This summer, Wyoming high school students will have the opportunity to experience some of UW’s energy program through a new course offered at this year’s Summer High School Institute.
100 students are selected annually from Wyoming schools to stay on campus for three weeks in June to get a head start on the college life. Dr. Tawfik Elshehabi, an assistant lecturer from Egypt who earned his Ph.D in petroleum engineering at West Virginia University, stepped up to offer students the chance to learn about the industry.
“The summer program has been going for a long time, but Petroleum Engineering never participated–when I asked they said they didn’t have an instructor who was interested in offering this course,” Elshehabi said. “They always participate with a robotics class, some art classes, but it’s the first time to have an energy class.”
Elshehabi’s interest in the academic side of the energy industry has its roots in sharing his expertise with his own children.
“I used to teach them and try to simplify engineering and science to them, so I found in myself the ability to simplify big engineering facts in very small non-technical words,” Elshehabi said. “I wanted to invest in this.”
Since his arrival at UW last fall, Elshehabi has invited kids from as early as the fourth grade on field trips to UW to experience its laboratories and drilling rig simulator.
“We try to reach out early to students, at least to explain to them what is the potential of Wyoming energy,” Elshehabi said. “They need to know, ‘what this is, why do we have it’ – and what is the potential for them to be engineers. It’s worked very well, the feedback was very positive.”
For the summer institute, Elshehabi will present to students an overview of Wyoming energy, the process of extracting resources and its importance to the state, the nation and the world—and the improving prospects of the energy economy in Wyoming after falling output and revenues in recent years. The state remains the second most productive in terms of overall energy and has great potential, Elshehabi says.
“When I heard about the summer high school institute, we said, let’s transfer this to students so they can have a better idea about Wyoming energy and they can decide in the future if they want to continue the legacy we have here in Wyoming,” Elshehabi said. “We always find new resources—when we started, we were producing from only conventional reservoirs—sandstone rock, limestone rock.
Then in the last decade, we [found] a lot of oil and gas in shale formations. This actually helps the whole U.S., to have this boom now.”
Elshehabi’s teaching role at UW is focused on the sophisticated, full-sized drilling rig simulator in the UW School of Energy Resources. Ryan Carlson, a project coordinator at the School of Energy Resources, is well familiar with the simulator’s value for students at the university, as well as those visiting.

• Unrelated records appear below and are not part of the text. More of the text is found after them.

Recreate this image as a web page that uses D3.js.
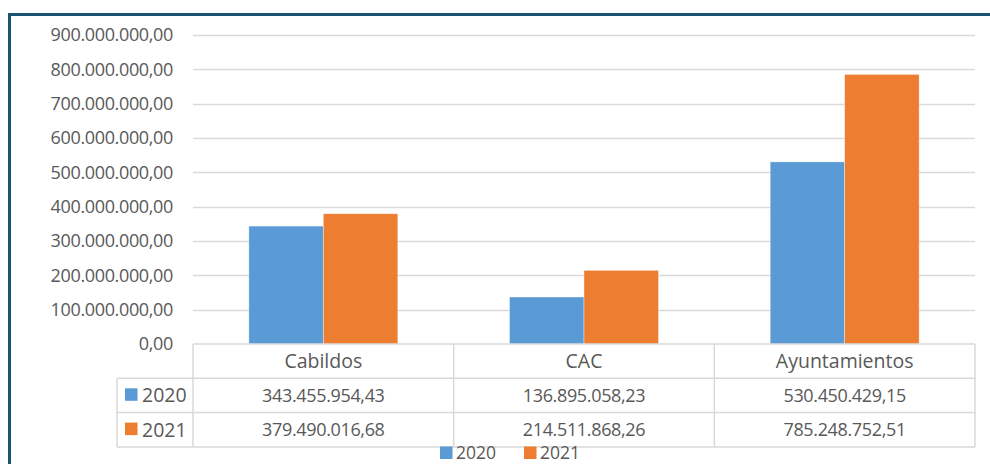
<!DOCTYPE html>
<html><head><meta charset="utf-8">
<script src="https://cdn.jsdelivr.net/npm/d3@7"></script>
<style>
html,body{margin:0;padding:0;background:#fff;}
svg{display:block;font-family:"Open Sans",sans-serif;}
</style></head>
<body>
<svg id="c" width="990" height="464"></svg>
<script>
const categories = ["Cabildos", "CAC", "Ayuntamientos"];
const seriesNames = ["2020", "2021"];
const values2020 = [343455954.43, 136895058.23, 530450429.15];
const values2021 = [379490016.68, 214511868.26, 785248752.51];
const tableText2020 = ["343.455.954,43", "136.895.058,23", "530.450.429,15"];
const tableText2021 = ["379.490.016,68", "214.511.868,26", "785.248.752,51"];
const yTicks = [0, 100000000, 200000000, 300000000, 400000000, 500000000, 600000000, 700000000, 800000000, 900000000];
const colors = ["#5B9BD5", "#ED7D31"];

const svg = d3.select("#c");
const textColor = "#595959";
const gridColor = "#D9D9D9";
const fsNum = 18, lsNum = -0.35, fsText = 19.5;

// frame
svg.append("path").attr("d", "M9.5,464 L9.5,14.5 L990,14.5")
  .attr("fill", "none").attr("stroke", "#1B5470").attr("stroke-width", 3);

const x0 = 193, x1 = 975, yTop = 35, yBot = 344;
const y = d3.scaleLinear().domain([0, 900000000]).range([yBot, yTop]);
const x = d3.scaleBand().domain(categories).range([x0, x1]).padding(0);
const bw = x.bandwidth();
const xs = d3.scaleBand().domain(seriesNames).range([bw * 0.75 / 3.5, bw * 2.75 / 3.5]).padding(0);

// grid
const fmt = v => d3.format(",.2f")(v).replace(/,/g, "X").replace(/\./g, ",").replace(/X/g, ".");
svg.append("g").selectAll("line").data(yTicks.filter(d => d > 0)).join("line")
  .attr("x1", x0).attr("x2", x1)
  .attr("y1", d => Math.round(y(d)) + 0.5).attr("y2", d => Math.round(y(d)) + 0.5)
  .attr("stroke", gridColor).attr("stroke-width", 1.5);

// y axis labels
const yAxis = d3.axisLeft(y).tickValues(yTicks).tickFormat(fmt).tickSize(0).tickPadding(0);
const ga = svg.append("g").attr("transform", `translate(173,0)`).call(yAxis);
ga.select(".domain").remove();
ga.selectAll("text").attr("font-size", fsNum).attr("letter-spacing", lsNum)
  .attr("fill", textColor).attr("font-family", "Open Sans");

// bars
const data = categories.map((c, i) => ({c, vals: [values2020[i], values2021[i]]}));
const g = svg.append("g");
data.forEach(d => {
  seriesNames.forEach((s, j) => {
    g.append("rect")
      .attr("x", x(d.c) + xs(s))
      .attr("y", y(d.vals[j]))
      .attr("width", xs.bandwidth())
      .attr("height", yBot - y(d.vals[j]))
      .attr("fill", colors[j])
      .attr("stroke", "#fff").attr("stroke-opacity", 0.5).attr("stroke-width", 0.75);
  });
});

// data table
const rowH = 34.3;
const r0 = yBot, r1 = r0 + rowH, r2 = r1 + rowH, r3 = r2 + rowH;
const legX = 117;
const tg = svg.append("g").attr("stroke", gridColor).attr("stroke-width", 1.5);
tg.append("line").attr("x1", x0).attr("x2", x1).attr("y1", r0).attr("y2", r0);
[r1, r2, r3].forEach(r => tg.append("line").attr("x1", legX).attr("x2", x1).attr("y1", r).attr("y2", r));
tg.append("line").attr("x1", legX).attr("x2", legX).attr("y1", r1).attr("y2", r3);
[x0, ...categories.map(c => x(c) + bw)].forEach(xx =>
  tg.append("line").attr("x1", xx).attr("x2", xx).attr("y1", r0).attr("y2", r3));

const tt = svg.append("g").attr("fill", textColor).attr("text-anchor", "middle");
categories.forEach((c, i) => {
  tt.append("text").attr("x", x(c) + bw / 2).attr("y", r0 + rowH / 2).attr("dy", "0.35em")
    .attr("font-size", fsText).text(c);
  tt.append("text").attr("x", x(c) + bw / 2).attr("y", r1 + rowH / 2).attr("dy", "0.35em")
    .attr("font-size", fsNum).attr("letter-spacing", lsNum).text(tableText2020[i]);
  tt.append("text").attr("x", x(c) + bw / 2).attr("y", r2 + rowH / 2).attr("dy", "0.35em")
    .attr("font-size", fsNum).attr("letter-spacing", lsNum).text(tableText2021[i]);
});
seriesNames.forEach((s, j) => {
  const ry = [r1, r2][j];
  svg.append("rect").attr("x", 125).attr("y", ry + 10).attr("width", 12.5).attr("height", 12.5).attr("fill", colors[j]);
  svg.append("text").attr("x", 142).attr("y", ry + rowH / 2).attr("dy", "0.36em")
    .attr("font-size", fsText).attr("fill", textColor).text(s);
});

// bottom legend
const legPos = [440, 524];
seriesNames.forEach((s, j) => {
  svg.append("rect").attr("x", legPos[j]).attr("y", 446.5).attr("width", 12.5).attr("height", 12.5).attr("fill", colors[j]);
  svg.append("text").attr("x", legPos[j] + 16).attr("y", 459)
    .attr("font-size", 17.5).attr("fill", textColor).text(s);
});
</script>
</body></html>
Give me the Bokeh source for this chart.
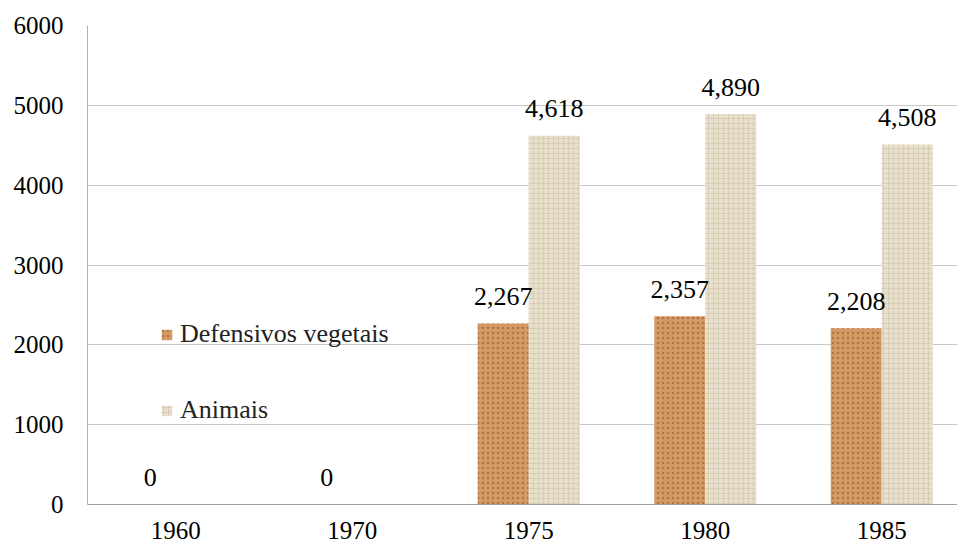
from bokeh.plotting import figure
from bokeh.models import ColumnDataSource, FixedTicker, Legend, LegendItem, Range1d
from bokeh.transform import dodge
from bokeh.core.properties import value
from bokeh.embed import file_html
from bokeh.resources import INLINE

years = ["1960", "1970", "1975", "1980", "1985"]
defensivos = [0, 0, 2267, 2357, 2208]
animais = [None, None, 4618, 4890, 4508]
y_ticks = [0, 1000, 2000, 3000, 4000, 5000, 6000]

FONT = "Liberation Serif"
xpos = list(range(len(years)))

src = ColumnDataSource(dict(
    x=xpos,
    d=defensivos,
    a=[float("nan") if v is None else v for v in animais],
))
lab_d = ColumnDataSource(dict(
    x=xpos, y=defensivos, t=[f"{v:,}" for v in defensivos]))
ax = [i for i, v in zip(xpos, animais) if v is not None]
av = [v for v in animais if v is not None]
lab_a = ColumnDataSource(dict(x=ax, y=av, t=[f"{v:,}" for v in av]))

W, H = 957, 546
p = figure(width=W, height=H, output_backend="svg", toolbar_location=None,
           x_range=Range1d(-0.5, -0.5 + (W - 87) / 176.5), y_range=Range1d(0, 6000),
           min_border_left=87, min_border_right=0, min_border_top=25,
           min_border_bottom=42)
p.outline_line_color = None
p.background_fill_color = "white"

w = 0.289
off = 0.1445
r_d = p.vbar(x=dodge("x", -off), top="d", width=w, source=src,
             fill_color="#d49a64", line_color=None,
             hatch_pattern="dot", hatch_color="#8a4b25", hatch_scale=5,
             hatch_alpha=0.5, hatch_weight=1)
r_a = p.vbar(x=dodge("x", off), top="a", width=w, source=src,
             fill_color="#e8e0cc", line_color=None,
             hatch_pattern="cross", hatch_color="#cbbfa3", hatch_scale=5,
             hatch_alpha=0.5, hatch_weight=1)

for s, o in ((lab_d, -off), (lab_a, off)):
    p.text(x=dodge("x", o), y="y", text="t", source=s,
           text_font=value(FONT), text_font_size="26px", text_color="black",
           text_align="center", text_baseline="alphabetic", y_offset=-27)

# axes
p.xaxis.ticker = FixedTicker(ticks=xpos)
p.xaxis.major_label_overrides = {i: y for i, y in zip(xpos, years)}
p.yaxis.ticker = FixedTicker(ticks=y_ticks)
for a in (p.xaxis, p.yaxis):
    a.major_label_text_font = FONT
    a.major_label_text_font_size = "25px"
    a.major_label_text_color = "black"
    a.major_tick_line_color = None
    a.minor_tick_line_color = None
    a.major_tick_out = 0
    a.major_tick_in = 0
p.xaxis.axis_line_color = "#a0a0a0"
p.yaxis.axis_line_color = "#b0b0b0"
p.xaxis.major_label_standoff = 17
p.yaxis.major_label_standoff = 24
p.xgrid.grid_line_color = None
p.ygrid.grid_line_color = "#c8c8c8"
p.ygrid.ticker = FixedTicker(ticks=y_ticks)

legend = Legend(items=[
    LegendItem(label="Defensivos vegetais", renderers=[r_d]),
    LegendItem(label="Animais", renderers=[r_a]),
], location=(73, 79), orientation="vertical")
legend.label_text_font = FONT
legend.label_text_font_size = "26px"
legend.label_text_color = "#222222"
legend.glyph_width = 13
legend.glyph_height = 13
legend.label_standoff = 7
legend.spacing = 46
legend.padding = 0
legend.margin = 0
legend.border_line_color = None
legend.background_fill_alpha = 0
p.add_layout(legend)

open("out.html", "w").write(file_html(p, INLINE))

“As engineers, we’re problem-solvers,” Carlson said. “Its really beneficial for students and it was really beneficial to me when I used it.”
Chad Wathen, a senior student in the petroleum engineering program, is looking forward to new students having a closer perspective of the industry.
“It’s always important to get high-school students actively learning about the oil field, and the oil and gas industry,” Wathen said. “In some areas, it does have a negative light—it’s really important to understand what actually goes on in the field. We’re doing stuff to improve not only society but each individual worker’s family life—that includes health, safety and the environment. The oil and gas industry is not something that’s against us, it’s for us.”
Applications for 2018’s Summer High School Institute are no longer open, though the event will come around next summer for qualified high school students interested in a wide-ranging sample of life at UW.